По степени драматизма высосанных из пальца конфликтов фильм, несомненно, приближался к Штирлицу со всеми его рожающими пианистками и не умеющими ходить на лыжах пасторами. Уходящий в побег с коллективной петицией матрос Грачев встречал в тюремном туалете старпома Сахарова, который ставил под воззванием подпись кровью из тотчас перекушенной вены. Одиннадцать подписей смывал проливной дождь. Начальник чанкайшистской разведки под видом немого служки развозил команде чай в накладной бороде-мочалке. Палубному Косте Береговому подсаживали в камеру ласковую девушку-«наседку», чтоб выведать секреты строптивого экипажа. Ей, все разузнавшей, стрелял в спину патриот-надзиратель.
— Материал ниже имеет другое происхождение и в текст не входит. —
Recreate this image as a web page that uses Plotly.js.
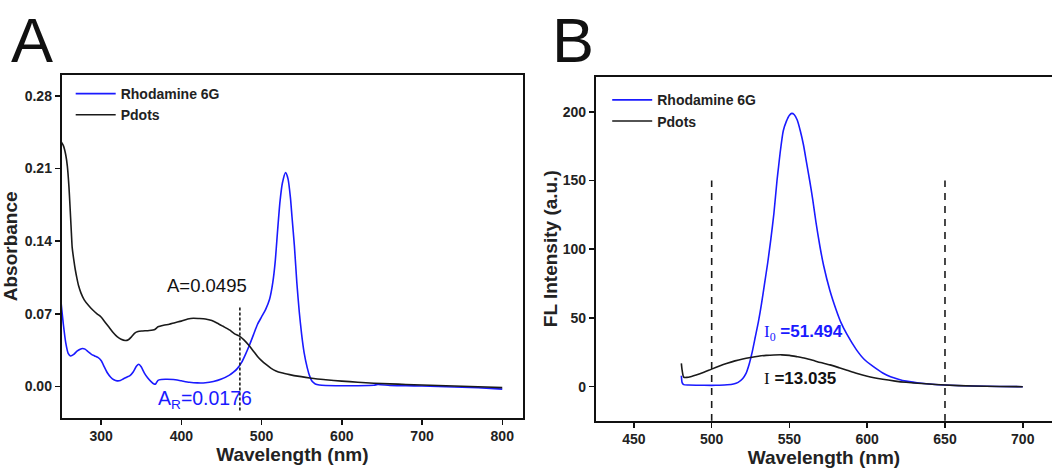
<!DOCTYPE html>
<html>
<head>
<meta charset="utf-8">
<script src="https://cdn.plot.ly/plotly-3.0.1.min.js"></script>
<style>html,body{margin:0;padding:0;background:#fff;}#chart{width:1052px;height:468px;}</style>
</head>
<body>
<div id="chart"></div>
<script>
// ---------- Panel A: absorbance ----------
var rhodAbsWl = [250,253,256,259,262,266,270,274,277,280,284,288,292,296,300,304,308,312,316,320,324,328,332,336,340,344,347,350,354,358,362,366,368,371,375,380,390,400,410,420,430,440,450,460,465,470,475,480,485,490,495,500,505,510,514,517,520,523,526,530,533,536,538,541,544,547,550,553,557,560,563,567,572,580,600,620,640,645,660,680,700,720,740,760,780,800];
var rhodAbs = [0.082,0.060,0.042,0.032,0.0295,0.031,0.034,0.036,0.0366,0.036,0.0335,0.031,0.0295,0.028,0.025,0.019,0.013,0.009,0.0065,0.0055,0.0058,0.0075,0.009,0.0105,0.014,0.0195,0.0215,0.019,0.013,0.0085,0.005,0.0025,0.0025,0.006,0.0068,0.007,0.0068,0.0055,0.0042,0.0035,0.0036,0.0048,0.0072,0.011,0.0138,0.0175,0.023,0.031,0.040,0.050,0.060,0.067,0.074,0.084,0.100,0.120,0.150,0.178,0.196,0.206,0.200,0.182,0.163,0.135,0.100,0.072,0.050,0.033,0.018,0.010,0.005,0.0025,0.0015,0.0010,0.0008,0.0008,0.0012,0.0020,0.0010,0.0008,0.0005,0.0,-0.0005,-0.0008,-0.0015,-0.0025];

var pdotsAbsWl = [250,253,256,258,260,261,262,263,264,266,268,270,272,275,279,285,290,295,300,305,310,315,320,325,330,334,338,342,346,352,360,367,371,378,385,392,400,408,415,422,430,438,445,452,460,466,472,478,485,490,495,500,506,512,518,525,535,545,555,565,580,600,620,640,660,680,700,720,740,760,780,800];
var pdotsAbs = [0.236,0.232,0.223,0.212,0.192,0.178,0.163,0.148,0.134,0.122,0.112,0.104,0.097,0.090,0.0835,0.0775,0.0735,0.070,0.067,0.062,0.057,0.052,0.048,0.0455,0.0443,0.045,0.048,0.0515,0.053,0.0535,0.054,0.055,0.0575,0.059,0.060,0.0615,0.063,0.065,0.0658,0.0655,0.065,0.0635,0.061,0.058,0.0545,0.051,0.0488,0.045,0.039,0.034,0.029,0.025,0.021,0.0175,0.015,0.0132,0.0115,0.010,0.0088,0.0078,0.0065,0.0052,0.0042,0.0032,0.0026,0.002,0.0015,0.001,0.0005,0.0,-0.0005,-0.001];

var markerA_x = [473, 473];
var markerA_y = [-0.023, 0.077];

var absTicks = [0, 0.07, 0.14, 0.21, 0.28];
var absWlTicks = [300, 400, 500, 600, 700, 800];

// ---------- Panel B: fluorescence ----------
var rhodFlWl = [480.5,481,482,485,490,500,505,510,514,517,520,522,524,526,528,530,532,534,536,538,540,542,543,544,546,548,550,551.5,553,555,557,559,561,563,565,567,569.6,572,576,580,583,587,593,598,604,610,615,620,625,635,650,668,685,700];
var rhodFl = [8,3,1.5,1.2,1.1,1.0,1.1,1.4,2.0,3.2,6,9.5,16,25,36,47,60,75,90,107,126,150,160,170,186,193,197.5,198.8,198,194,186,176,163,150,136,120,102,88,70,56,47,38,27,20,14.6,10,7.3,5.5,4.1,2.5,1.2,0.5,0.2,0];

var pdotsFlWl = [480.5,481,482,484,487,490,495,500,505,510,515,520,525,530,535,540,545,550,555,560,565,570,576,582,587,593,600,610,618,625,635,650,668,685,700];
var pdotsFl = [17,12,7,6.8,7.5,8.5,10.5,12.8,15,17,18.8,20.2,21.3,22.2,22.8,23.1,23.2,22.8,21.8,20.7,19.2,17.6,15.9,13.8,12,9.8,7.6,5.4,4.1,3.2,2.3,1.2,0.5,0.2,0];

var markerB1_x = [500, 500];
var markerB2_x = [650, 650];
var markerB_y = [-25, 150];

var flTicks = [0, 50, 100, 150, 200];
var flWlTicks = [450, 500, 550, 600, 650, 700];

var BLUE = '#1a1aff';
var BLACK = '#1a1a1a';
var FONT = 'Liberation Sans, Arial, sans-serif';

var traces = [
  {x: rhodAbsWl, y: rhodAbs, type: 'scatter', mode: 'lines', name: 'Rhodamine 6G',
   line: {color: BLUE, width: 1.6, shape: 'spline', smoothing: 0.6}, xaxis: 'x', yaxis: 'y', legend: 'legend'},
  {x: pdotsAbsWl, y: pdotsAbs, type: 'scatter', mode: 'lines', name: 'Pdots',
   line: {color: BLACK, width: 1.6, shape: 'spline', smoothing: 0.6}, xaxis: 'x', yaxis: 'y', legend: 'legend'},
  {x: markerA_x, y: markerA_y, type: 'scatter', mode: 'lines', showlegend: false,
   line: {color: BLACK, width: 1.6, dash: '3px,2px'}, xaxis: 'x', yaxis: 'y'},
  {x: rhodFlWl, y: rhodFl, type: 'scatter', mode: 'lines', name: 'Rhodamine 6G',
   line: {color: BLUE, width: 1.6, shape: 'spline', smoothing: 0.6}, xaxis: 'x2', yaxis: 'y2', legend: 'legend2'},
  {x: pdotsFlWl, y: pdotsFl, type: 'scatter', mode: 'lines', name: 'Pdots',
   line: {color: BLACK, width: 1.6, shape: 'spline', smoothing: 0.6}, xaxis: 'x2', yaxis: 'y2', legend: 'legend2'},
  {x: markerB1_x, y: markerB_y, type: 'scatter', mode: 'lines', showlegend: false,
   line: {color: BLACK, width: 1.6, dash: '7px,6px'}, xaxis: 'x2', yaxis: 'y2'},
  {x: markerB2_x, y: markerB_y, type: 'scatter', mode: 'lines', showlegend: false,
   line: {color: BLACK, width: 1.6, dash: '7px,6px'}, xaxis: 'x2', yaxis: 'y2'}
];

var tickFont = {family: FONT, size: 14, color: '#222', weight: 'bold'};
var titleFont = {family: FONT, size: 19, color: '#222', weight: 'bold'};

function axisBase() {
  return {showgrid: false, zeroline: false, showline: true, linecolor: '#111', linewidth: 2,
          ticks: 'outside', ticklen: 5, tickwidth: 1.5, tickcolor: '#111', tickfont: tickFont,
          automargin: false, fixedrange: true};
}

var xaxis = Object.assign(axisBase(), {domain: [0.0587, 0.4971], range: [251.0, 825.8], tickvals: absWlTicks,
  mirror: true, anchor: 'y', title: {text: 'Wavelength (nm)', font: titleFont, standoff: 1}});
var yaxis = Object.assign(axisBase(), {domain: [0.1075, 0.8397], range: [-0.030, 0.300], tickvals: absTicks,
  tickformat: '.2f', mirror: true, anchor: 'x', title: {text: 'Absorbance', font: titleFont, standoff: 2}});
var xaxis2 = Object.assign(axisBase(), {domain: [0.5665, 1], range: [425.6, 718.8], tickvals: flWlTicks,
  mirror: true, anchor: 'y2', title: {text: 'Wavelength (nm)', font: titleFont, standoff: 4}});
var yaxis2 = Object.assign(axisBase(), {domain: [0.1011, 0.8361], range: [-24.7, 225.5], tickvals: flTicks,
  mirror: false, anchor: 'x2', title: {text: 'FL Intensity (a.u.)', font: titleFont, standoff: 0}});

var legendFont = {family: FONT, size: 14, color: '#222', weight: 'bold'};

var layout = {
  width: 1052, height: 468,
  margin: {l: 0, r: 0, t: 0, b: 0},
  paper_bgcolor: '#fff', plot_bgcolor: '#fff',
  showlegend: true,
  xaxis: xaxis, yaxis: yaxis, xaxis2: xaxis2, yaxis2: yaxis2,
  legend: {x: 0.0672, y: 0.8333, xanchor: 'left', yanchor: 'top', bgcolor: 'rgba(0,0,0,0)',
           borderwidth: 0, font: legendFont, tracegroupgap: 0, itemwidth: 40},
  legend2: {x: 0.5772, y: 0.8200, xanchor: 'left', yanchor: 'top', bgcolor: 'rgba(0,0,0,0)',
           borderwidth: 0, font: legendFont, tracegroupgap: 0, itemwidth: 40},
  annotations: [
    {text: 'A', xref: 'paper', yref: 'paper', x: 0.0085, y: 0.9145, xanchor: 'left', yanchor: 'middle',
     showarrow: false, font: {family: FONT, size: 63, color: '#111'}},
    {text: 'B', xref: 'paper', yref: 'paper', x: 0.5230, y: 0.9145, xanchor: 'left', yanchor: 'middle',
     showarrow: false, font: {family: FONT, size: 63, color: '#111'}},
    {text: 'A=0.0495', xref: 'paper', yref: 'paper', x: 0.1963, y: 0.3910, xanchor: 'center', yanchor: 'middle',
     showarrow: false, font: {family: FONT, size: 18.5, color: '#111'}},
    {text: 'A<sub>R</sub>=0.0176', xref: 'paper', yref: 'paper', x: 0.1485, y: 0.1474, xanchor: 'left', yanchor: 'middle',
     showarrow: false, font: {family: FONT, size: 19.5, color: BLUE}},
    {text: '<span style="font-family:Liberation Serif;font-weight:normal">I<sub>0</sub></span> =51.494', xref: 'paper', yref: 'paper',
     x: 0.7245, y: 0.2885, xanchor: 'left', yanchor: 'middle',
     showarrow: false, font: {family: FONT, size: 17, color: BLUE, weight: 'bold'}},
    {text: '<span style="font-family:Liberation Serif;font-weight:normal">I</span> =13.035', xref: 'paper', yref: 'paper',
     x: 0.7245, y: 0.1902, xanchor: 'left', yanchor: 'middle',
     showarrow: false, font: {family: FONT, size: 17, color: '#111', weight: 'bold'}}
  ]
};

Plotly.newPlot('chart', traces, layout, {displayModeBar: false, staticPlot: true});
</script>
</body>
</html>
Раскрыв тайну перевертыша, весь гоминдан устраивал бешеные догонялки на машинах и мотоциклах, вместо того чтобы просто позвонить по телефону.
Симптоматично, что в итоге врагов обломал не могучий помполит Коваленко (его играл однофамилец прототипа Михаил Кузнецов), а одесский враль и пустозвон Виктор Райский (Вячеслав Тихонов), великий мастер пули лить, скрестив пальчики «по привычке детства и под влиянием зарубежного кино» (именно так делала Дина Дурбин в «Первом бале»)
[8]. Стоит отметить, что подобные имя-фамилия были в кино 50-х стопроцентной приметой хлыща и разложенца — но на этот раз трепач-стиляга показал себя героем, втерся в доверие, а на переговорах выложил все дружественному французскому консулу и вместе со всеми спел главную песню «Через весь океан, сквозь любой ураган возвратятся домой корабли».